Le processus alambiqué de réforme de l’État centrafricain confrontant depuis plusieurs mois sinon années le Régime de Bangui et l’Opposition démocratique a pris un tournant décisif à compter de la mi-Octobre 2022, suite notamment à la signature par le Président de la Republique Faustin Archange Touadera de plusieurs décrets pour non seulement rapporter et modifier le Décret de 2017 ratifiant la désignation des membres de la Cour constitutionnelle, mais également la composition de son bureau dirigé par le Professeur d’université Danièle Darlan.
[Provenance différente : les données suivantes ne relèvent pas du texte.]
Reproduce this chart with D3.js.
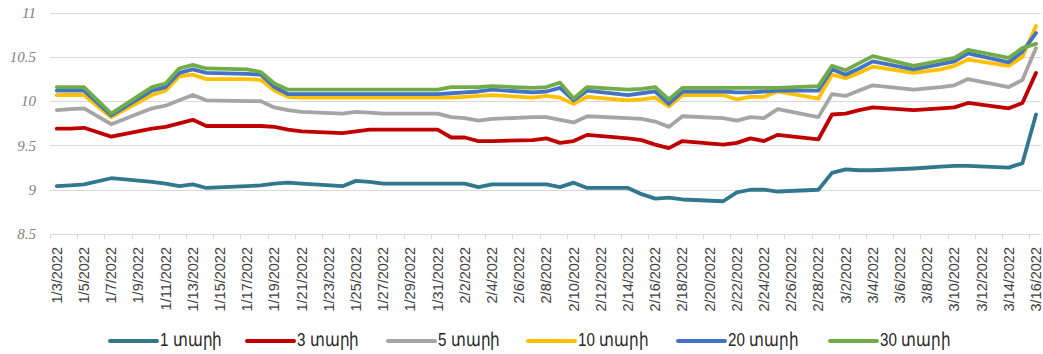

Cette mesure étant intervenue après deux (2) revers successifs infligés au Régime Touadera par la Cour constitutionnelle, du fait d’abord du retoquage drastique du Projet Sango Papers adossé à la politique d’adoption et de mise en œuvre de la cryptomonnaie nationale Sangocoin, mais surtout de la mise à l’eau pure et simple du processus de la réécriture de la Constitution du 30 Mars 2016, le Décret du 25 Octobre 2022 mettant à l’écart le Président de la Cour Constitutionnelle Danièle Darlan au motif allégué « de départ à la retraite », passé pour fin normale de carrière professionnelle, constitue le point culminant sinon de non-retour du bras de fer engagé, d’autant que qualifié de « coup d’État constitutionnel », « destitution », « vengeance et représailles politiques » par les détracteurs du Régime, la nouvelle brèche, ouverte sous le regard stupéfait du grand public des citoyens nationaux et des partenaires internationaux, effraie bien plus qu’elle n’interpelle !
Quel faisceau sur cette actualité juridico-politique ?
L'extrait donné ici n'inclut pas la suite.